Boardwalk Empire Opening Theme: Music Sets the Mood

The opening theme for Boardwalk Empire is an excellent example of setting the mood for a television series. The song is “Straight Up and Down” by The Brian Jonestown Massacre, their second album released in 1996, Take It from the Man. According to Wikipedia, this album “is rooted in rhythm and blues and heavily influenced by artists such as The Rolling Stones.”

Click the image below to watch the video in a new window.

This song is anachronistic within the context of the show, but it sets the mood perfectly. From the start, the opening theme song and video draws you in, making you want to watch. It says, “this is hardcore. You’re going to want to stick around and find out what happens next.” It’s also clear that this show is not a sitcom. It’s a serious drama and stuff is about to go down, my friend.

So this theme song does everything a good theme song should do:

  1. It sets the mood.
  2. It let’s you know the type of show you are about to watch (sitcom or drama).
  3. It keeps you in your seat wanting to see more.
  4. It’s also kind of catchy. You can’t help but nod your head and say “yeah man, rock ‘n roll.”
  5. It’s also nice and short, just long enough to do what needs to be done without giving the audience time to change the channel or head for the fridge.

What is most interesting is the juxtaposition of a modern rock song with a television series set in the early twentieth century. Both Nucky’s suit, obviously 1920’s fashion, and the old Boardwalk don’t jive, at first blush, with the music. In addition, the series as a whole takes great care to make everything true to the period from clothing, appliances and cars to music,lingo and mannerisms. If you have watched the entire series as I have, you know it’s almost like looking back into the past, a postcard from the early twentieth century. This juxtaposition is curious and compelling.

So why did the producers choose this song over period music? It’s because period music no longer has the same connotations for a modern audience as it used to have for audiences of the early twentieth century. A modern rock song can reach an audience with more familiar music and push the right emotional buttons which have been put in place by years of exposure to popular music. Period music won’t make an audience think “hardcore, yeah man, it’s about to get real.” Period music does a great job of placing the series within the early twentieth century, a job the producers do so well within the episode itself. It won’t necessarily keep you from changing the channel or thinking “this is a show my grandma would like.”

This juxtaposition is also a classic film trick, namely, combining two polar opposite elements to create a more powerful impact, for example, playing children’s songs during a murder scene.
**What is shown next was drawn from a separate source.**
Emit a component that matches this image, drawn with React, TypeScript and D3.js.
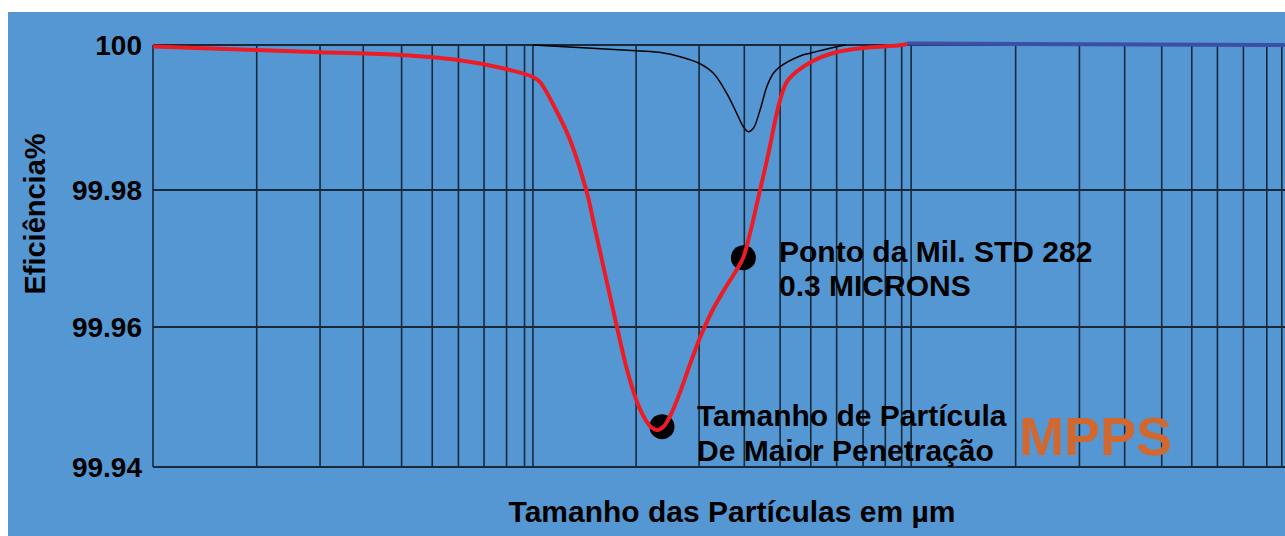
import React from 'react';
import * as d3 from 'd3';

// Efficiency ticks (%), drawn as horizontal grid lines
const effTicks = [100, 99.98, 99.96, 99.94];

// Particle sizes (µm) of the vertical grid lines
const gridSizes = [
  0.01, 0.0188, 0.02764, 0.03595, 0.04541, 0.05471, 0.06417, 0.07499, 0.08601, 0.09594,
  0.101, 0.1892, 0.2776, 0.3656, 0.4545, 0.5478, 0.6412, 0.753, 0.8622, 0.9526,
  1.009, 1.906, 2.81, 3.701, 4.637, 5.568, 6.508, 7.624, 8.79, 9.63,
];

// Filter efficiency curve (red)
const filterSizes = [
  0.01, 0.01872, 0.02764, 0.04525, 0.06401, 0.08575, 0.101, 0.1054, 0.1162, 0.1266,
  0.1412, 0.1456, 0.1684, 0.1791, 0.1903, 0.1998, 0.2072, 0.2149, 0.2243, 0.2341,
  0.2473, 0.2628, 0.281, 0.3005, 0.3231, 0.3434, 0.3628, 0.3786, 0.3951, 0.4225,
  0.4545, 0.4771, 0.5488, 0.6429, 0.753, 0.9548, 0.9842,
];
const filterEff = [
  99.99979, 99.99931, 99.99899, 99.99862, 99.99793, 99.99669, 99.99559, 99.9949, 99.99103, 99.9869,
  99.97898, 99.97562, 99.96, 99.95386, 99.94929, 99.94686, 99.94571, 99.94529, 99.94586, 99.94757,
  99.95071, 99.95471, 99.95886, 99.96234, 99.9654, 99.96774, 99.97007, 99.97372, 99.9781, 99.98483,
  99.99241, 99.99517, 99.99766, 99.99903, 99.99959, 100, 100.0002,
];

// Thin reference curve (black)
const refSizes = [
  0.101, 0.1892, 0.2215, 0.2473, 0.2776, 0.3029, 0.3285, 0.3491, 0.3634, 0.3746,
  0.3862, 0.4023, 0.4192, 0.4363, 0.4545, 0.5133, 0.5478, 0.6412, 0.6778,
];
const refEff = [
  100, 99.99921, 99.99894, 99.99839, 99.99748, 99.9961, 99.99334, 99.99058, 99.98873, 99.98804,
  99.98851, 99.99103, 99.99425, 99.9961, 99.99701, 99.99848, 99.9989, 99.99977, 100,
];

// Flat tail (dark blue)
const tailSizes = [0.9842, 10];
const tailEff = [100.0002, 100];

// Marked points
const points = [
  { size: 0.2215, eff: 99.94576 },
  { size: 0.3635, eff: 99.97012 },
];

const FONT = '"Liberation Sans", Arial, Helvetica, sans-serif';

export default function App() {
  const width = 1285;
  const height = 536;

  const x = d3.scaleLog().domain([0.01, 10]).range([153, 1288]);
  const y = d3.scaleLinear().domain([99.94, 99.96, 99.98, 100]).range([467, 327, 190, 45]);

  const smooth = d3
    .line<[number, number]>()
    .x(d => x(d[0]))
    .y(d => y(d[1]))
    .curve(d3.curveCatmullRom.alpha(0.5));

  const filterPath = smooth(filterSizes.map((s, i) => [s, filterEff[i]] as [number, number])) || '';
  const refPath = smooth(refSizes.map((s, i) => [s, refEff[i]] as [number, number])) || '';
  const tailPath = d3
    .line<[number, number]>()
    .x(d => x(d[0]))
    .y(d => y(d[1]))(tailSizes.map((s, i) => [s, tailEff[i]] as [number, number])) || '';

  const gridColor = '#17293a';

  return (
    <svg
      width={width}
      height={height}
      style={{ position: 'fixed', left: 0, top: 0, display: 'block' }}
      fontFamily={FONT}
      fontWeight="bold"
    >
      <rect x={0} y={0} width={width} height={height} fill="#ffffff" />
      <rect x={8} y={12} width={width - 8} height={height - 12} fill="#5597d3" />

      {/* vertical grid */}
      <g stroke={gridColor} strokeWidth={1.6}>
        {gridSizes.map((s, i) => (
          <line key={i} x1={x(s)} x2={x(s)} y1={y(100)} y2={y(99.94)} />
        ))}
      </g>

      {/* horizontal grid */}
      <g stroke={gridColor} strokeWidth={2}>
        {effTicks.map(t => (
          <line key={t} x1={x(0.01)} x2={width} y1={y(t)} y2={y(t)} />
        ))}
      </g>

      {/* y tick labels */}
      <g fontSize={28} textAnchor="end" fill="#000">
        {effTicks.map(t => (
          <text key={t} x={142} y={y(t)} dy="0.35em">
            {t === 100 ? '100' : t.toFixed(2)}
          </text>
        ))}
      </g>

      {/* curves */}
      <path d={refPath} fill="none" stroke="#000" strokeWidth={1.5} />
      <path d={tailPath} fill="none" stroke="#3c4ea6" strokeWidth={4} />

      {/* marked points */}
      {points.map((p, i) => (
        <circle key={i} cx={x(p.size)} cy={y(p.eff)} r={12.5} fill="#000" />
      ))}
      <path d={filterPath} fill="none" stroke="#ed1c24" strokeWidth={4} strokeLinejoin="round" />

      {/* annotations */}
      <g fontSize={30} fill="#000">
        <text x={779} y={262}>Ponto da Mil. STD 282</text>
        <text x={779} y={296}>0.3 MICRONS</text>
        <text x={697} y={426}>Tamanho de Partícula</text>
        <text x={697} y={461}>De Maior Penetração</text>
      </g>
      <text x={1019} y={455} fontSize={54} fill="#d0682f">
        MPPS
      </text>

      {/* axis titles */}
      <text x={732} y={522} fontSize={30} textAnchor="middle" fill="#000">
        Tamanho das Partículas em µm
      </text>
      <text
        transform="translate(45,214) rotate(-90)"
        fontSize={29}
        textAnchor="middle"
        fill="#000"
      >
        Eficiência%
      </text>
    </svg>
  );
}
It’s so wrong, it’s right.

In addition, the producers did a great job marrying the video to the music. In most cases, the music is written after the film is shot. In this case, the music came first (1996). For example, the highly distorted guitar is matched by the oversaturated video (nice touch). Also, the violence of the waves and the breaking of the whiskey bottle, at approximately 48 seconds into the video, match the raw sound of the grunge guitar solo which begins at that precise moment reflecting the violent, raw nature of the series as a whole. Also, the solo ends with waves hitting Nucky’s feet at approximately 1 minute 15 seconds with a brief reprise as the camera pans up to Nucky’s face ending at approximately 1 minute 20 seconds. This symbolizes the fact that this series begins and ends with Nucky Thompson. It’s all about his world.

I say bravo to the producers of this opening theme song and video. It serves as an excellent example of how to marry video to music and captivate an audience.